● DATA PROVIDED
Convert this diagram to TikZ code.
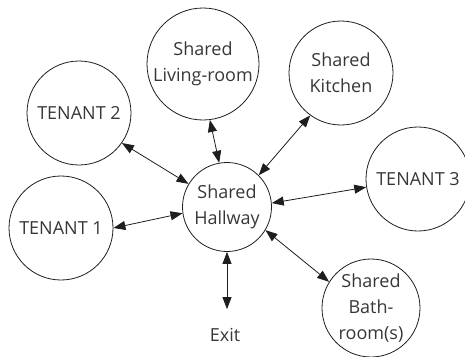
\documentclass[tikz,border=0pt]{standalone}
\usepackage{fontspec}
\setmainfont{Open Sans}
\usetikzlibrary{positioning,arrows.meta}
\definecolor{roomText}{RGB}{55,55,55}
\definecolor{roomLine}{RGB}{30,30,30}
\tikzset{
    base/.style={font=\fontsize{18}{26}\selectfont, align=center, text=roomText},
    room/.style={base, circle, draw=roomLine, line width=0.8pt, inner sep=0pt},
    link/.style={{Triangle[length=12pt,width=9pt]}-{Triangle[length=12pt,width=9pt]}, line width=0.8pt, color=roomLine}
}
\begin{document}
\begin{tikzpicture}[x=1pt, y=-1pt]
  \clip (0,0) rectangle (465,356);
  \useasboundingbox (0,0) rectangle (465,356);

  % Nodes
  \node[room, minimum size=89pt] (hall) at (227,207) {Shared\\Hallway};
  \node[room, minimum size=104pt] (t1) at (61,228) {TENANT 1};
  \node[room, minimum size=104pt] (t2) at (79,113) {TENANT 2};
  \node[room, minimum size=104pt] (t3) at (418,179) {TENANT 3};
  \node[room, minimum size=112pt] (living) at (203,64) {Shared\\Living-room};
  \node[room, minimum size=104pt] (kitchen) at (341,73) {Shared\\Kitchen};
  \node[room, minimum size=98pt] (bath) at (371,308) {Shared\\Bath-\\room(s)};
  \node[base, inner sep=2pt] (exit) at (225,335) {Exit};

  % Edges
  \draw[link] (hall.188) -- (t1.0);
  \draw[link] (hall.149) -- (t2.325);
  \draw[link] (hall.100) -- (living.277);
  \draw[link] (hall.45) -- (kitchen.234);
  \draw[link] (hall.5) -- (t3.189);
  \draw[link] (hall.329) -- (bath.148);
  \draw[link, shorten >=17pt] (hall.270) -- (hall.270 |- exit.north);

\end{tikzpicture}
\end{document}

● WHAT THIS TASK INVOLVES
Quote the material exactly. Pictures stay out.

● WORKED SOLUTION
Convert this diagram to TikZ code.
\documentclass[tikz,border=0pt]{standalone}
\usepackage{fontspec}
\setmainfont{Open Sans}
\usetikzlibrary{positioning,arrows.meta}
\definecolor{roomText}{RGB}{55,55,55}
\definecolor{roomLine}{RGB}{30,30,30}
\tikzset{
    base/.style={font=\fontsize{18}{26}\selectfont, align=center, text=roomText},
    room/.style={base, circle, draw=roomLine, line width=0.8pt, inner sep=0pt},
    link/.style={{Triangle[length=12pt,width=9pt]}-{Triangle[length=12pt,width=9pt]}, line width=0.8pt, color=roomLine}
}
\begin{document}
\begin{tikzpicture}[x=1pt, y=-1pt]
  \clip (0,0) rectangle (465,356);
  \useasboundingbox (0,0) rectangle (465,356);

  % Nodes
  \node[room, minimum size=89pt] (hall) at (227,207) {Shared\\Hallway};
  \node[room, minimum size=104pt] (t1) at (61,228) {TENANT 1};
  \node[room, minimum size=104pt] (t2) at (79,113) {TENANT 2};
  \node[room, minimum size=104pt] (t3) at (418,179) {TENANT 3};
  \node[room, minimum size=112pt] (living) at (203,64) {Shared\\Living-room};
  \node[room, minimum size=104pt] (kitchen) at (341,73) {Shared\\Kitchen};
  \node[room, minimum size=98pt] (bath) at (371,308) {Shared\\Bath-\\room(s)};
  \node[base, inner sep=2pt] (exit) at (225,335) {Exit};

  % Edges
  \draw[link] (hall.188) -- (t1.0);
  \draw[link] (hall.149) -- (t2.325);
  \draw[link] (hall.100) -- (living.277);
  \draw[link] (hall.45) -- (kitchen.234);
  \draw[link] (hall.5) -- (t3.189);
  \draw[link] (hall.329) -- (bath.148);
  \draw[link, shorten >=17pt] (hall.270) -- (hall.270 |- exit.north);

\end{tikzpicture}
\end{document}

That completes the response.